PRINCIPAL CAST MEMBERS
Russel Crowe: Scientist Jor-El
Ayelet Zurer: his wife Lara
Michael Shannon: rebel leader General Zod
Cooper Timberline: 9-year old Clark Kent
Kevin Costner: Clark’s earth-father Jonathan
Diane Lane: Clark’s earth-mother Martha
Henry Cavill: the adult Clark
Amy Adams: Lois Lane, reporter for the Daily Planet newspaper
Laurence Fishburne: Perry White, the Daily Planet Editor in Chief

REVIEW
Loud movies loaded with copious CGI will certainly appeal to those whose literary choice is a comic book. For the rest of us it is an assault: not just to our ears but to our intelligence as though we expect nothing more of a movie than a series of hand-to-hand combat scenes that quickly become tedious all to the strains of an overbearing thumping score.

Without a  good story line and solid character development, a movie is just a bore and a waste of time. Instead of having us look up in the sky to see if it’s a bird or a plane and then discover it’s Superman we get to look at one scene of destruction, devastation and mayhem after another. At 2 hours and 23 minutes it is too long except for the die-hard fan who can’t get enough of this stuff.
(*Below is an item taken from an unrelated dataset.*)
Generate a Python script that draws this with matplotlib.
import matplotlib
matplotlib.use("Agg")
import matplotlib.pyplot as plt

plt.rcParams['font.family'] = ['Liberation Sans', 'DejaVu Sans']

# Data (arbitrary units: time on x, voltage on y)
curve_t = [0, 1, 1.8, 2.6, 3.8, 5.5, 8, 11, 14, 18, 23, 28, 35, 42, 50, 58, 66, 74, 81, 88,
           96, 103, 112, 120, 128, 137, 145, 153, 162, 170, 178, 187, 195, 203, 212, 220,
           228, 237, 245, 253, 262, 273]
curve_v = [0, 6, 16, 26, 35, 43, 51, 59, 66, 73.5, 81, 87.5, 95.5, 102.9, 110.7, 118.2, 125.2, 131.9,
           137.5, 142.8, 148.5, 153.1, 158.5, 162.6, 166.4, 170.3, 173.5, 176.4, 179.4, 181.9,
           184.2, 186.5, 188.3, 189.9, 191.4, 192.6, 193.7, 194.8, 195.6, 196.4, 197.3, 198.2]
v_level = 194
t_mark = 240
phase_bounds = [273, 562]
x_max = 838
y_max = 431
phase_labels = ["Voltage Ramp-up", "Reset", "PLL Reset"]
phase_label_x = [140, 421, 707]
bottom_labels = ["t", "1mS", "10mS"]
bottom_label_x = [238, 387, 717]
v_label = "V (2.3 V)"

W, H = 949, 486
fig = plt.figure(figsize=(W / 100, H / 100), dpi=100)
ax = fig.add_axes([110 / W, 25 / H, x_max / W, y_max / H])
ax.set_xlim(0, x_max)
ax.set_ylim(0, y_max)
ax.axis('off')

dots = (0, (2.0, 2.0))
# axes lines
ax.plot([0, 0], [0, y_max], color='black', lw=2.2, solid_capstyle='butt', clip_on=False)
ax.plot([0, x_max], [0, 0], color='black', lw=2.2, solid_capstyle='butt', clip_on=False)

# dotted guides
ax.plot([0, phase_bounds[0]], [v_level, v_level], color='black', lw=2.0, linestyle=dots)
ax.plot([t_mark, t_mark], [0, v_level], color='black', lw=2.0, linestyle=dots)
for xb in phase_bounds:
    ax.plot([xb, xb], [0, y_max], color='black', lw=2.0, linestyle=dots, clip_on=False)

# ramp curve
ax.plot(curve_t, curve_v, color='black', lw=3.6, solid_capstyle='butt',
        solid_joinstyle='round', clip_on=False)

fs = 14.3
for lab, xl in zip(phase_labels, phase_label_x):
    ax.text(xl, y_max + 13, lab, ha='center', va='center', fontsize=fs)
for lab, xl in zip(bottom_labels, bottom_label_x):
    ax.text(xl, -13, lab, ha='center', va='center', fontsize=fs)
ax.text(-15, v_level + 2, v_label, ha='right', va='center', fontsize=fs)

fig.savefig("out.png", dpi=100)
Not being one of them, I should have walked out earlier.

CLASSIFICATION
 for some language, intense sequences of sci-fi violence, action and destruction.

FOR NITPICKERS ONLY
  • General Zod says Krypton is on the verge of implosion; in fact, just the opposite happens shortly thereafter.
  • The Coast Guard helicopter pilot identifies the aircraft as number 6502 whereas the tail number is actually 6011.
  • Two Canadian soldiers in uniform are in the bar. No member of the Canadian forces is allowed to be in a public drinking establishment while in uniform.
  • The captain of the C-17 Globemaster tells the co-pilot to take over the controls which he does and says “co-pilot in charge”. The correct handoff is “I have control”.
  • The aircraft is some distance from the city when permission is requested to drop the bomb; some ten minutes later permission is granted and they are no closer than before.
  • The news network is seen by viewers all over the world and they are all watching it at night; somewhere it has to be daylight.